Unless you have been living under a rock for 9 years you will know about the devastating Boxing Day earthquake and consequent tsunami that ripped its way through many coastal towns, cities and islands in Asia and Africa. To say this was a global tragedy is an understatement; millions of people were directly or indirectly affected, whether they were born in Thailand, Sri Lanka or were holidaying in the area at the time. Nearly a decade on, the areas which were all but flattened by the tsunami are rebuilding, and many stories have evolved out of the event, one of which has been turned into the feature film, The Impossible.

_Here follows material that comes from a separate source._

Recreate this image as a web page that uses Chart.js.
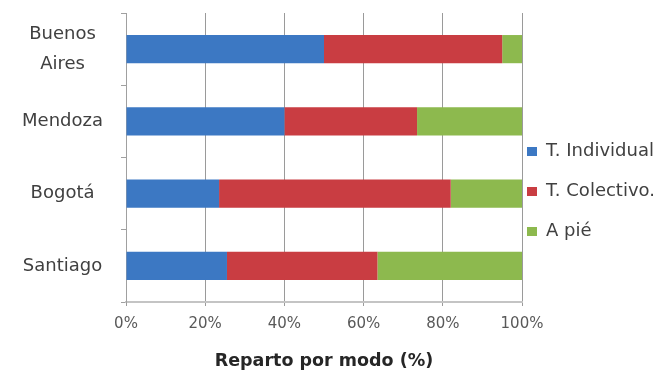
<!DOCTYPE html>
<html>
<head>
<meta charset="utf-8">
<script src="https://cdn.jsdelivr.net/npm/chart.js@4/dist/chart.umd.min.js"></script>
<style>
  html, body { margin: 0; padding: 0; background: #ffffff; }
  #wrap { width: 665px; height: 372px; position: relative; }
</style>
</head>
<body>
<div id="wrap"><canvas id="c"></canvas></div>
<script>
// ---- data ----
const categories = [['Buenos', 'Aires'], 'Mendoza', 'Bogotá', 'Santiago'];
const seriesNames = ['T. Individual', 'T. Colectivo.', 'A pié'];
const individual = [50, 40, 23.5, 25.5];
const colectivo = [45, 33.5, 58.5, 38];
const aPie = [5, 26.5, 18, 36.5];
const xTicks = [0, 20, 40, 60, 80, 100];
const axisTitle = 'Reparto por modo (%)';

const colors = ['#3C78C3', '#C93D42', '#8DB94E'];
const seriesValues = [individual, colectivo, aPie];

const legendShift = {
  id: 'legendShift',
  afterLayout(chart) {
    const l = chart.legend;
    if (!l) return;
    l.left -= 17;
    l.top -= 1; l.bottom -= 1;
  }
};

new Chart(document.getElementById('c'), {
  type: 'bar',
  data: {
    labels: categories,
    datasets: seriesNames.map((name, i) => ({
      label: name,
      data: seriesValues[i],
      backgroundColor: colors[i],
      borderWidth: 0,
      barPercentage: 0.39,
      categoryPercentage: 1
    }))
  },
  options: {
    indexAxis: 'y',
    responsive: true,
    maintainAspectRatio: false,
    animation: false,
    layout: { padding: { top: 13, left: 0, right: 0, bottom: 0 } },
    plugins: {
      legend: {
        position: 'right',
        maxWidth: 143,
        labels: {
          boxWidth: 10,
          boxHeight: 9,
          padding: 22,
          color: '#404040',
          font: { family: 'DejaVu Sans', size: 18 }
        }
      },
      tooltip: { enabled: false }
    },
    scales: {
      x: {
        stacked: true,
        min: 0,
        max: 100,
        afterBuildTicks(scale) { scale.ticks = xTicks.map(v => ({ value: v })); },
        afterFit(scale) { scale.height = 70; },
        grid: { color: '#9a9a9a', tickColor: '#9a9a9a', tickLength: 4, lineWidth: 1 },
        border: { display: true, color: '#c4c4c4', width: 2 },
        ticks: {
          padding: 9,
          color: '#595959',
          font: { family: 'DejaVu Sans', size: 15 },
          callback: v => v + '%'
        },
        title: {
          display: true,
          text: axisTitle,
          color: '#262626',
          font: { family: 'DejaVu Sans', size: 17.5, weight: 'bold' },
          padding: { top: 0, bottom: 0 }
        }
      },
      y: {
        stacked: true,
        afterFit(scale) {
          scale.width = 126;
          scale.paddingTop = 0;
          scale.paddingBottom = 0;
        },
        grid: { drawOnChartArea: false, offset: true, color: '#a0a0a0', tickColor: '#a0a0a0', tickLength: 5 },
        border: { display: true, color: '#a0a0a0', width: 1 },
        ticks: {
          padding: 18,
          crossAlign: 'center',
          color: '#404040',
          font: { family: 'DejaVu Sans', size: 18, lineHeight: 1.65 }
        }
      }
    }
  },
  plugins: [legendShift]
});
</script>
</body>
</html>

At the helm of The Impossible is the Spanish director, Juan Antonio Bayona, famous for the tragic, mystery thriller, The Orphanage. In many ways, much like The Orphanage, The Impossible could be a Disney movie made for adults, and that is meant with the utmost respect. The beginning of the movie shows our family of protagonists – Maria (Naomi Watts), Henry (Ewan McGregor), Lucas (Tom Holland), Thomas (Sam Joslin), Simon (Oaklee Pendergast) – enjoying their holiday on the idyllic beaches of Thailand; white sand, crystal-clear opal seas and glorious sunshine juxtapose the disequilibrium we know will shatter the lives of the characters. What we do get in these initial scenes are little character nuances that bring the family down to a human level; when they are checking their room, one of the little boys pulls off the plastic protective cover from a new light switch. These touches may seem pointless on the surface, but they help establish these characters as one of us and make their experiences even more difficult to watch and comprehend.

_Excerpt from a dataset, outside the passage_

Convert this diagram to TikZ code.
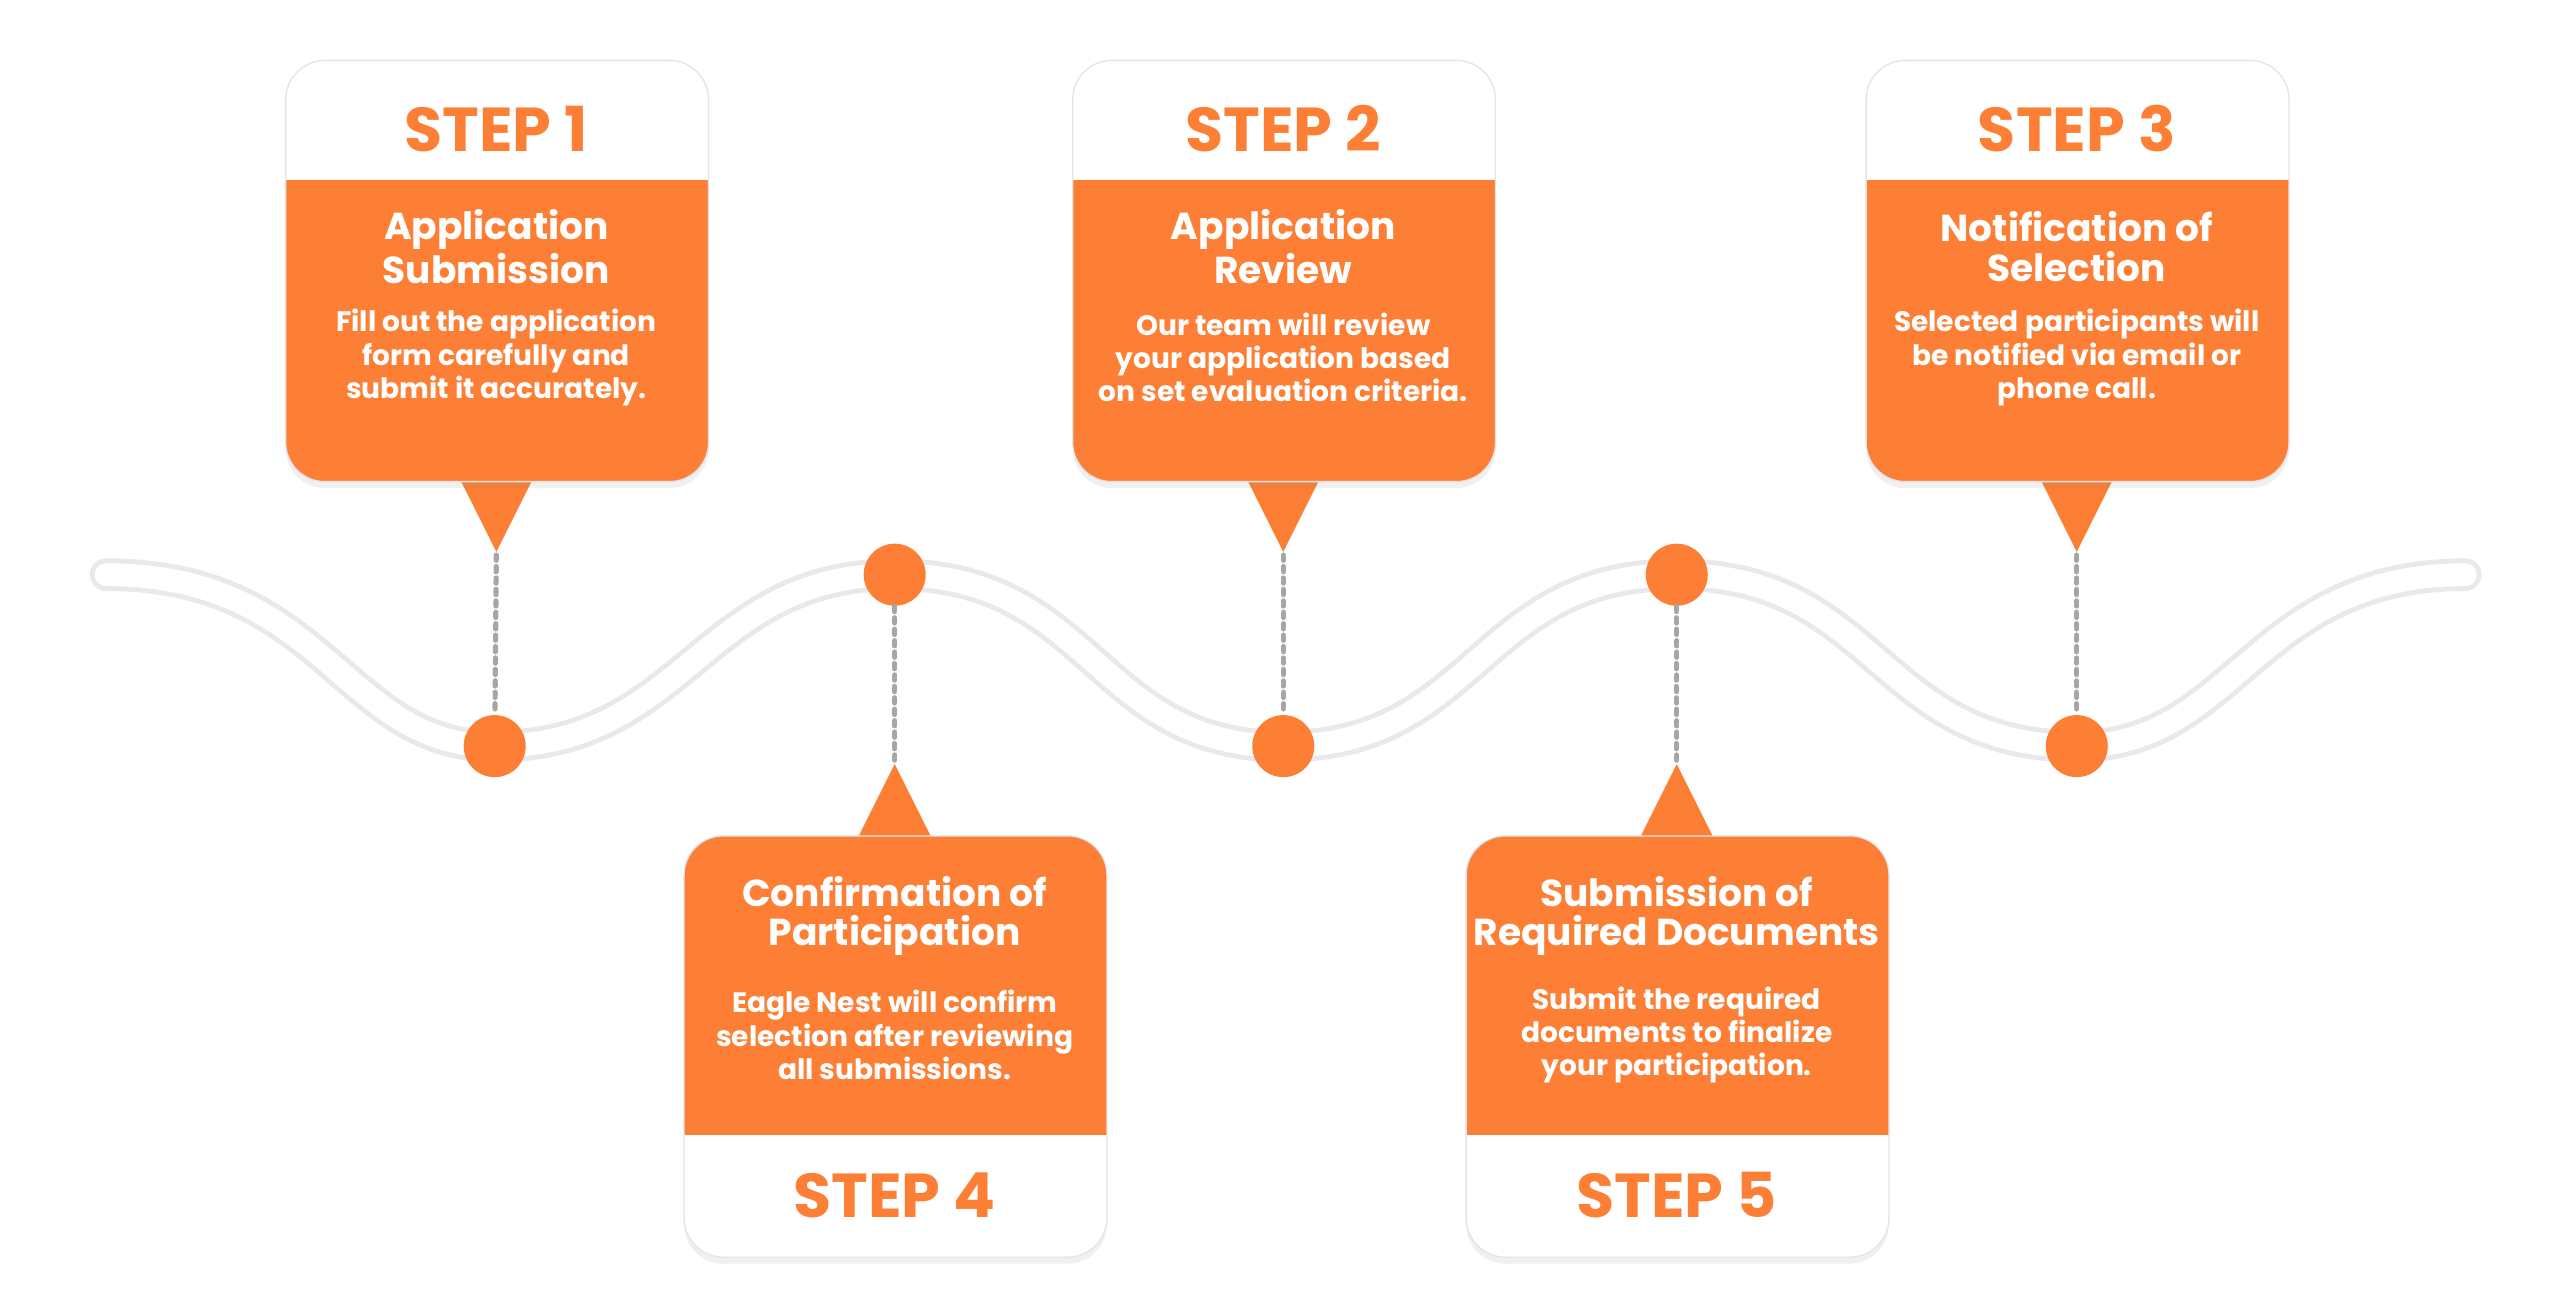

It is testament to the director that he deals with the eventual tsunami scene with absolute perfection. Almost everything we see is done with miniatures rather than CGI, and it just highlights the visual impact of practical effects; we are thrown in the blackened, rushing water with Maria and Lucas and it’s an extremely oppressive, harrowing procession of scenes. We are shown the massive devastation of the wave through a series of crane shots and helicopter shots, and the cinematography, be it colour tone, shot choice or what is actually in the frame, is fantastic. The whole cast throughout, including Ewan McGregor, deliver stunning performances, and on about half a dozen occasions I found tears were forming; maybe this was score doing its job, as this movie does have the music you would expect, but it was never overstated or overtly cloying.
It’s impossible to ignore the human suffering of the event, and the director doesn’t shy away from the gore on a number of occasions. One aspect of the movie that critics found problematic is that they changed the nationality of the family from Spanish to English. While this may be a studio choice for economic reasons (stars sell movies), the tsunami was a tragedy that struck millions of people, regardless of skin colour, wealth or nationality, and I think the director has made this movie a document on the global suffering, pain but eventual hope that came of the Asian tsunami, rather than solely about the family of protagonists.
The Impossible was not an easy watch by any stretch of the imagination. There were points where the intensity of the story really gets the better of you, but it’s not without little scenes of hope and the strength of the human spirit, so the pay off at the end is rewarding. As a movie experience it is definitely worth your time, but get some tissues at hand, because you’ll probably need them.